*** PROVIDED DATA ***

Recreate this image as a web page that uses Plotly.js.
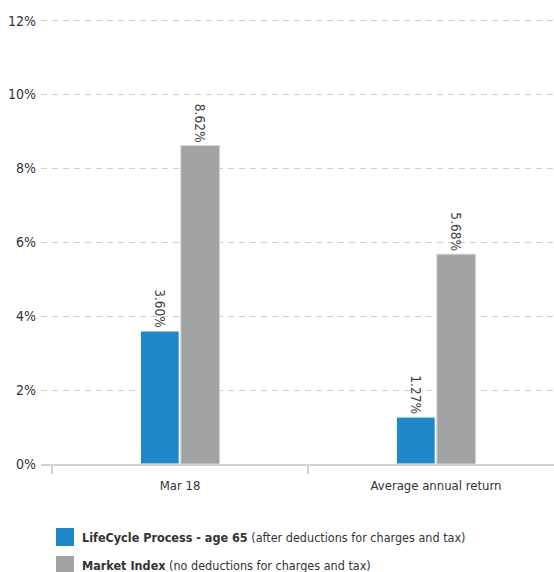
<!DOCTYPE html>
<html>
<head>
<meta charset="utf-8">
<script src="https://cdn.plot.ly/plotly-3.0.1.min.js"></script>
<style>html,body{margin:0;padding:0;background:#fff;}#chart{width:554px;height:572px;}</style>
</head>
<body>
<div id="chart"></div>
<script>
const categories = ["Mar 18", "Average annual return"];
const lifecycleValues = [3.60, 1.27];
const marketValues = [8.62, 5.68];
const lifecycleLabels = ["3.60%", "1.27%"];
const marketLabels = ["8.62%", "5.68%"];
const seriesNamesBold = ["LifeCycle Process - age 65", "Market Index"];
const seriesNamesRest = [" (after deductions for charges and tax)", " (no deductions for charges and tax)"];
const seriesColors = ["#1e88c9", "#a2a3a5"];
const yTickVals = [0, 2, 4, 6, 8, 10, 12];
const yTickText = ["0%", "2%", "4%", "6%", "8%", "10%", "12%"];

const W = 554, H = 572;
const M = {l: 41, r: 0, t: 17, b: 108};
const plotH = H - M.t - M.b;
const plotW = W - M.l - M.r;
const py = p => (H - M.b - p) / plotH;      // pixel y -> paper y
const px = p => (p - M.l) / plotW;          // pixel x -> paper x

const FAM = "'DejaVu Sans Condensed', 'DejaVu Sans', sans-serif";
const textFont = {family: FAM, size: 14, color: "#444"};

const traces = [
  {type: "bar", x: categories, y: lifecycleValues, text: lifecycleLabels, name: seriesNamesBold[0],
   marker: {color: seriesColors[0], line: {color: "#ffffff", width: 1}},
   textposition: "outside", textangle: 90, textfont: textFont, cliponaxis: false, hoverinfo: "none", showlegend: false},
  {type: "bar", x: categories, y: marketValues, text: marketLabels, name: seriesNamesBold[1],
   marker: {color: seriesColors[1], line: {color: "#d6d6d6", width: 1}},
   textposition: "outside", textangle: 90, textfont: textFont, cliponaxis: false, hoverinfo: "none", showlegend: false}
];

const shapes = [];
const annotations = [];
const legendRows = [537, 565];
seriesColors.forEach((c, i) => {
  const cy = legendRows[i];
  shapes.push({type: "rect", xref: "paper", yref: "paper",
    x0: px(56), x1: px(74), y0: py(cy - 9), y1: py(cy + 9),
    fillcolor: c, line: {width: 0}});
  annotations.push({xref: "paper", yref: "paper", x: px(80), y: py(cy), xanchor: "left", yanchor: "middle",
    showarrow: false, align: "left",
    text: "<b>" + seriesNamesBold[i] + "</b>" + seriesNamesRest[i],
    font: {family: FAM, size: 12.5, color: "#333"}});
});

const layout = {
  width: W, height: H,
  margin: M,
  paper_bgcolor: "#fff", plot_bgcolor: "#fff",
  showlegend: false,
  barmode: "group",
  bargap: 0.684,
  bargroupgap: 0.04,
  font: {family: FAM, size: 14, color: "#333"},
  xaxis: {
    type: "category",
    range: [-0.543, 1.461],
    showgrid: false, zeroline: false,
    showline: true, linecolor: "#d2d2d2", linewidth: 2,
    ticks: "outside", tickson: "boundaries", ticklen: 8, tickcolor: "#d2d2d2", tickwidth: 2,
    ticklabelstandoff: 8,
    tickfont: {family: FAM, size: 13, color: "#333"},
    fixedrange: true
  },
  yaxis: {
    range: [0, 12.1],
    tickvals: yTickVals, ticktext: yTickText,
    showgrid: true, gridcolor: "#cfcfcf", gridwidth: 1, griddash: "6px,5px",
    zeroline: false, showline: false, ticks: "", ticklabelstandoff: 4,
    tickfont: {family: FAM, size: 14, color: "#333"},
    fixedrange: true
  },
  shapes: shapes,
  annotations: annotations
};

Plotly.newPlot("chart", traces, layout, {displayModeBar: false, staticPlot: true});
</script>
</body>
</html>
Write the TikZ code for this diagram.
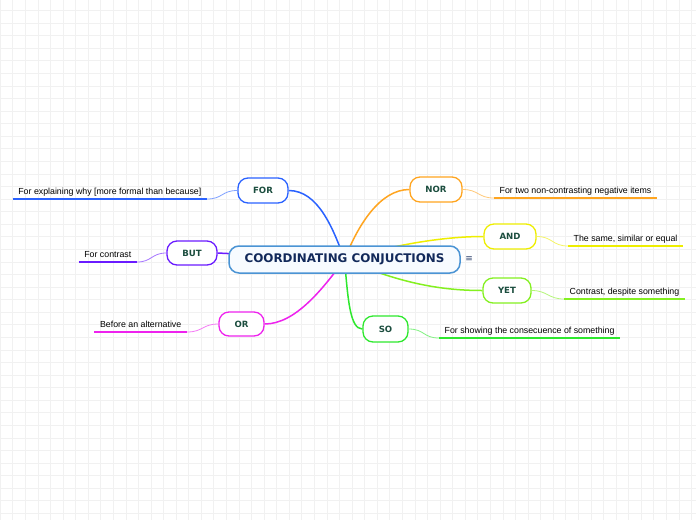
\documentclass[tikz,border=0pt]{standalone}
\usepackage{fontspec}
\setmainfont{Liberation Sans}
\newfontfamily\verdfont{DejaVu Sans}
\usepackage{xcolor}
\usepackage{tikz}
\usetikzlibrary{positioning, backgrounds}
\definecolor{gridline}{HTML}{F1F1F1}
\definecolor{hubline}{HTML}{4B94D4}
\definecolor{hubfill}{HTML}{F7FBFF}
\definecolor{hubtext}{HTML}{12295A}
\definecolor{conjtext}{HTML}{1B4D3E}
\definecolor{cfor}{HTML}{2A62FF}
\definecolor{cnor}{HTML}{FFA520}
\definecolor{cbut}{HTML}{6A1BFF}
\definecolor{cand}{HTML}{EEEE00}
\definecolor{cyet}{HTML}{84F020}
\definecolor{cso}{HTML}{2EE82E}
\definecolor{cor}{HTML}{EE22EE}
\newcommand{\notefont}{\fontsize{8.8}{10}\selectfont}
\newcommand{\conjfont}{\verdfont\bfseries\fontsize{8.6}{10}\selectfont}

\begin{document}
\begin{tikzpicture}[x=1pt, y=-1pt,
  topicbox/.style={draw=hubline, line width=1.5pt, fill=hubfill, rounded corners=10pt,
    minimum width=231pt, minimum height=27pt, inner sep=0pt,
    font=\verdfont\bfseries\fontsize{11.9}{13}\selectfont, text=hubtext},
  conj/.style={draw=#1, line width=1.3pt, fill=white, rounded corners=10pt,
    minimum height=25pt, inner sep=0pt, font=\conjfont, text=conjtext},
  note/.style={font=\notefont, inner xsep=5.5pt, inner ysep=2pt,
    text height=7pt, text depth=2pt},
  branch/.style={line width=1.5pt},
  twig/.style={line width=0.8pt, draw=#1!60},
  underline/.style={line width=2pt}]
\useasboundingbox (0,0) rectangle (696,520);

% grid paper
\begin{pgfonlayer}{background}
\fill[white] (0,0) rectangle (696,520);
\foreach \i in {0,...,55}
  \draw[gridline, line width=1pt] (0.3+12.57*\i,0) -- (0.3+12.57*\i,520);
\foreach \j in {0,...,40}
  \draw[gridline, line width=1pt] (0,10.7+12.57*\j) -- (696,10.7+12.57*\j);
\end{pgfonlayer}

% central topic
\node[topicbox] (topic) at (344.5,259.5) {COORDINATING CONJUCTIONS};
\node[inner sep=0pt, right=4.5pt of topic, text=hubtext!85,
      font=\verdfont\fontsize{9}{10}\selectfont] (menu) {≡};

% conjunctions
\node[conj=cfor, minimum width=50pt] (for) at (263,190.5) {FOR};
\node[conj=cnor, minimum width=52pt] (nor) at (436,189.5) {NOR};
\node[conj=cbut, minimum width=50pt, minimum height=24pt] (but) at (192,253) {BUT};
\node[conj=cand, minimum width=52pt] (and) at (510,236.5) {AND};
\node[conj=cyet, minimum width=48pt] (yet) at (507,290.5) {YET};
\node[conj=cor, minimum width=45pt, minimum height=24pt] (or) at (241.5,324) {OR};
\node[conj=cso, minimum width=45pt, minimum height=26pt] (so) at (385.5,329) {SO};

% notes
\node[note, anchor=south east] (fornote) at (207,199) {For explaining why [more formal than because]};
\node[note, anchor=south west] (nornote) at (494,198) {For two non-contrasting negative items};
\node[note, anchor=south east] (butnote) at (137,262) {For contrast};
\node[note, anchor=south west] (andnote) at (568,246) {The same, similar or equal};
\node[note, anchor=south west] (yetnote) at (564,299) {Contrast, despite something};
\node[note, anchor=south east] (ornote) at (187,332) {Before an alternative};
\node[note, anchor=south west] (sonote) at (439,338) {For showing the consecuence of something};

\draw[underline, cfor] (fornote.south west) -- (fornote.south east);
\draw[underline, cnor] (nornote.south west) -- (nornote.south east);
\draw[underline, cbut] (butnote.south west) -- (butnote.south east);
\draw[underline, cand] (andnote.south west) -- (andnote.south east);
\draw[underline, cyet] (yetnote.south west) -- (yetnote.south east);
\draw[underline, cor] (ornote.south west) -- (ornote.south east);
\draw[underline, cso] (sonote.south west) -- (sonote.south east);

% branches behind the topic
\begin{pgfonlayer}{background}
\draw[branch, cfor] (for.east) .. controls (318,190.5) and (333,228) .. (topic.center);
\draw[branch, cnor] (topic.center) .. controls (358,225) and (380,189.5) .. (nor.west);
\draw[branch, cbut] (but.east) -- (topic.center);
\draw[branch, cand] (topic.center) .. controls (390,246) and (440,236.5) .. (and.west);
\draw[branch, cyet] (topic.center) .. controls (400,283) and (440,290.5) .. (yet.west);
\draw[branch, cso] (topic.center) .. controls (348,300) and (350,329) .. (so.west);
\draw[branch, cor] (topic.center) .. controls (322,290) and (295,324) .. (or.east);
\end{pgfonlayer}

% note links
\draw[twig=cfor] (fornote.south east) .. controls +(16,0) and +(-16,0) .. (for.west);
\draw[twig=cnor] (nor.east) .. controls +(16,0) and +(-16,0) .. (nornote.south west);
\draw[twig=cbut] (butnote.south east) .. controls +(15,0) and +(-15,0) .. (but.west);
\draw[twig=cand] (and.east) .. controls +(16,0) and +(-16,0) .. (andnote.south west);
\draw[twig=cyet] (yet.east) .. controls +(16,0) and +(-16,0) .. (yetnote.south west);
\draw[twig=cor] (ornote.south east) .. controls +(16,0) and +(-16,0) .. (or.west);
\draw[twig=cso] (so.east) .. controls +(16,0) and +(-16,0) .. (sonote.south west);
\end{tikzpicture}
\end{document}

***

■ CHALLENGE:
Pictures excluded, repeat exactly the lines from the top of the material through the line with "const px = p", including both of those lines.

■ RESULT FOR THIS EXERCISE:
Recreate this image as a web page that uses Plotly.js.
<!DOCTYPE html>
<html>
<head>
<meta charset="utf-8">
<script src="https://cdn.plot.ly/plotly-3.0.1.min.js"></script>
<style>html,body{margin:0;padding:0;background:#fff;}#chart{width:554px;height:572px;}</style>
</head>
<body>
<div id="chart"></div>
<script>
const categories = ["Mar 18", "Average annual return"];
const lifecycleValues = [3.60, 1.27];
const marketValues = [8.62, 5.68];
const lifecycleLabels = ["3.60%", "1.27%"];
const marketLabels = ["8.62%", "5.68%"];
const seriesNamesBold = ["LifeCycle Process - age 65", "Market Index"];
const seriesNamesRest = [" (after deductions for charges and tax)", " (no deductions for charges and tax)"];
const seriesColors = ["#1e88c9", "#a2a3a5"];
const yTickVals = [0, 2, 4, 6, 8, 10, 12];
const yTickText = ["0%", "2%", "4%", "6%", "8%", "10%", "12%"];

const W = 554, H = 572;
const M = {l: 41, r: 0, t: 17, b: 108};
const plotH = H - M.t - M.b;
const plotW = W - M.l - M.r;
const py = p => (H - M.b - p) / plotH;      // pixel y -> paper y
const px = p => (p - M.l) / plotW;          // pixel x -> paper x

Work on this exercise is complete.